Le «Lac des Cygnes» de Matthew Bourne, revisité en 1995, est devenu un phénomène culturel marquant qui dépasse les frontières de la danse classique pour toucher à des questions sociales profondes, notamment la lutte contre l’homophobie. Cette version audacieuse et contemporaine du ballet classique de Tchaïkovski se distingue par son choix de remplacer le corps de ballet traditionnellement féminin par un ensemble d’hommes, illustrant ainsi une forme de rupture avec les conventions et un plaidoyer pour la diversité et l’acceptation. Dans cette analyse, nous explorerons en trois axes comment cette œuvre cristallise la lutte contre l’homophobie à travers son contexte de création, sa réception et son langage chorégraphique.
Dans les années 90, le monde occidental connaît un tournant significatif dans la perception et l’acceptation des communautés LGBTQ+. C’est l’époque de l’émergence de mouvements pour les droits civiques et d’une visibilité accrue des questions d’orientation sexuelle dans l’espace public. Matthew Bourne, en réinterprétant «Le Lac des Cygnes», s’inscrit dans ce mouvement de changement. En choisissant des danseurs hommes pour incarner les cygnes, traditionnellement des rôles féminins, il brise les stéréotypes de genre dans la danse classique et ouvre un dialogue sur la fluidité de genre et l’homosexualité. Cette décision n’est pas seulement artistique; elle est profondément politique et sociale, reflétant les luttes et les aspirations d’une époque en quête d’acceptation et de reconnaissance des diverses formes d’amour.

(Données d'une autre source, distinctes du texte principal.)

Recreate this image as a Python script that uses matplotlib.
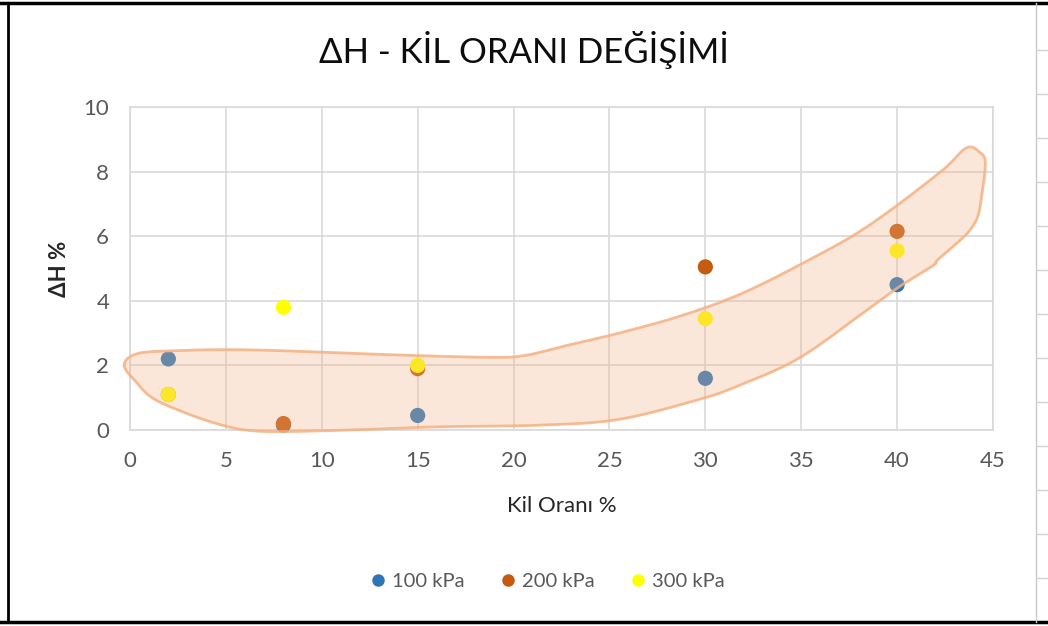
import numpy as np
import matplotlib
matplotlib.use("Agg")
import matplotlib.pyplot as plt
from matplotlib.lines import Line2D

plt.rcParams['font.family'] = ['Lato', 'DejaVu Sans']

# Clay ratio (%) and settlement change dH (%) per vertical stress
kil_orani = [2, 8, 15, 30, 40]
dh_100 = [2.2, 0.15, 0.45, 1.6, 4.5]
dh_200 = [1.1, 0.2, 1.9, 5.05, 6.15]
dh_300 = [1.1, 3.8, 2.0, 3.45, 5.55]

series_labels = ['100 kPa', '200 kPa', '300 kPa']
series_colors = ['#2E75B6', '#C55A11', '#FFFF00']

x_ticks = list(range(0, 50, 5))
y_ticks = list(range(0, 12, 2))

# hand-drawn trend envelope (data units), traced clockwise from the left tip
zone_x = [-0.3, 0.3, 2.1, 6.3, 14.1, 19.0, 20.7, 22.8, 25.5, 28.7, 31.8, 35.1,
          38.4, 42.2, 43.6, 44.3, 44.6, 44.4, 44.2, 43.8, 43.3, 42.1, 41.9,
          40.1, 38.4, 34.9, 31.8, 29.7, 25.5, 21.4, 16.2, 11.5, 7.8, 6.0,
          4.5, 2.8, 1.2, 0.3]
zone_y = [2.0, 2.35, 2.45, 2.48, 2.32, 2.25, 2.32, 2.62, 3.0, 3.53, 4.2, 5.17,
          6.28, 7.96, 8.73, 8.6, 8.27, 7.21, 6.6, 6.19, 5.88, 5.26, 5.1,
          4.43, 3.7, 2.23, 1.39, 0.95, 0.33, 0.15, 0.1, 0.0, -0.05, 0.0,
          0.2, 0.55, 0.98, 1.5]


def smooth_closed(px, py, n=12):
    """Closed Catmull-Rom curve through the given outline points."""
    p = np.column_stack([px, py])
    m = len(p)
    out = []
    for i in range(m):
        p0, p1, p2, p3 = p[i - 1], p[i], p[(i + 1) % m], p[(i + 2) % m]
        for t in np.linspace(0, 1, n, endpoint=False):
            t2, t3 = t * t, t * t * t
            out.append(0.5 * ((2 * p1) + (-p0 + p2) * t
                              + (2 * p0 - 5 * p1 + 4 * p2 - p3) * t2
                              + (-p0 + 3 * p1 - 3 * p2 + p3) * t3))
    out = np.array(out)
    return out[:, 0], out[:, 1]


fig = plt.figure(figsize=(10.48, 6.26), dpi=100)
ax = fig.add_axes([130 / 1048, 1 - 430 / 626, 863 / 1048, 323 / 626])

for vals, lab, col in zip([dh_100, dh_200, dh_300], series_labels, series_colors):
    ax.scatter(kil_orani, vals, s=120, color=col, label=lab, zorder=3,
               edgecolors='none', clip_on=False)

sx, sy = smooth_closed(zone_x, zone_y)
ax.fill(sx, sy, facecolor='#F4B183', alpha=0.3, edgecolor='none', zorder=4,
        clip_on=False)
ax.plot(np.append(sx, sx[0]), np.append(sy, sy[0]), color='#F4B183',
        alpha=0.85, lw=2, zorder=4, clip_on=False)

ax.set_xlim(0, 45)
ax.set_ylim(0, 10)
ax.set_xticks(x_ticks)
ax.set_yticks(y_ticks)
ax.grid(True, color='#D9D9D9', lw=1.2, zorder=0)
ax.set_axisbelow(True)
for sp in ax.spines.values():
    sp.set_color('#D9D9D9')
    sp.set_linewidth(1.2)
ax.tick_params(length=0, labelsize=16, colors='#595959', pad=15)

ax.set_xlabel('Kil Oranı %', fontsize=16, color='#262626', labelpad=18)
ax.set_ylabel('ΔH %', fontsize=16, color='#262626', fontweight='bold', labelpad=10)
fig.text(0.5, 1 - 50 / 626, 'ΔH - KİL ORANI DEĞİŞİMİ', ha='center', va='center',
         fontsize=25, color='#0D0D0D')

handles = [Line2D([], [], marker='o', ls='none', markersize=9, color=c,
                  markeredgewidth=0) for c in series_colors]
fig.legend(handles, series_labels, loc='center', ncol=3, frameon=False,
           bbox_to_anchor=(548 / 1048, 1 - 581 / 626), fontsize=14.5,
           labelcolor='#595959', handlelength=0.7, handletextpad=0.35,
           columnspacing=1.8)

# screenshot frame and the neighbouring sheet strip
bw = 1 / 1048
fig.add_artist(Line2D([0, 1], [1 - 3 / 626] * 2, color='black', lw=2.5))
fig.add_artist(Line2D([0, 1], [1 - 622 / 626] * 2, color='black', lw=2.5))
fig.add_artist(Line2D([8 * bw] * 2, [1 - 622 / 626, 1 - 3 / 626], color='black', lw=2))
fig.add_artist(Line2D([1036 * bw] * 2, [1 - 622 / 626, 1 - 3 / 626], color='#C8C8C8', lw=1))
for yy in range(50, 620, 44):
    fig.add_artist(Line2D([1036 * bw, 1], [1 - yy / 626] * 2, color='#D4D4D4', lw=1))

fig.savefig('out.png', dpi=100)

La réception de ce «Lac des Cygnes» est un témoignage de son impact culturel et social. Acclamé par la critique et le public, le ballet de Bourne a su toucher un large public, bien au-delà des amateurs de danse classique. Il a provoqué des débats, parfois des controverses, mais surtout, il a contribué à une prise de conscience et à une ouverture d’esprit vis-à-vis de l’homosexualité. En mettant en scène une relation émotionnellement chargée entre le Prince et le Cygne, Bourne offre une représentation puissante de l’amour homosexuel, défiante les tabous et les préjugés. Cette dimension émotionnelle, combinée à la beauté et à la force de la performance, a permis de véhiculer un message fort contre l’homophobie, encourageant l’empathie et la compréhension.
Sur le plan chorégraphique, le «Lac des Cygnes» de Bourne se distingue par son inventivité et son expressivité. Les cygnes, interprétés par des hommes, incarnent une force et une grâce qui transcendent les genres, remettant en question les idées préconçues sur la masculinité et la vulnérabilité. Le Cygne principal, à la fois protecteur et menaçant, symbolise la lutte intérieure contre les normes sociales oppressives et l’aspiration à l’acceptation de soi. Cette dualité reflète les tensions et les défis auxquels sont confrontées les personnes LGBTQ+ dans leur quête d’identité et d’amour. La pièce utilise également le contraste entre les scènes opulentes de la cour et la nature sauvage et libre des cygnes pour commenter la rigidité des conventions sociales et la libération que représente l’acceptation de son vrai soi.
En conclusion, le «Lac des Cygnes» de Matthew Bourne est bien plus qu’une réinterprétation audacieuse d’un classique du ballet; c’est une œuvre profondément engagée qui, à travers sa création, sa réception et son langage chorégraphique, cristallise la lutte contre l’homophobie. En brisant les barrières de genre dans la danse et en représentant l’amour homosexuel de manière ouverte et émouvante, Bourne contribue à un mouvement plus large de reconnaissance et d’acceptation des diversités, reflétant et influençant les évolutions sociales de son époque.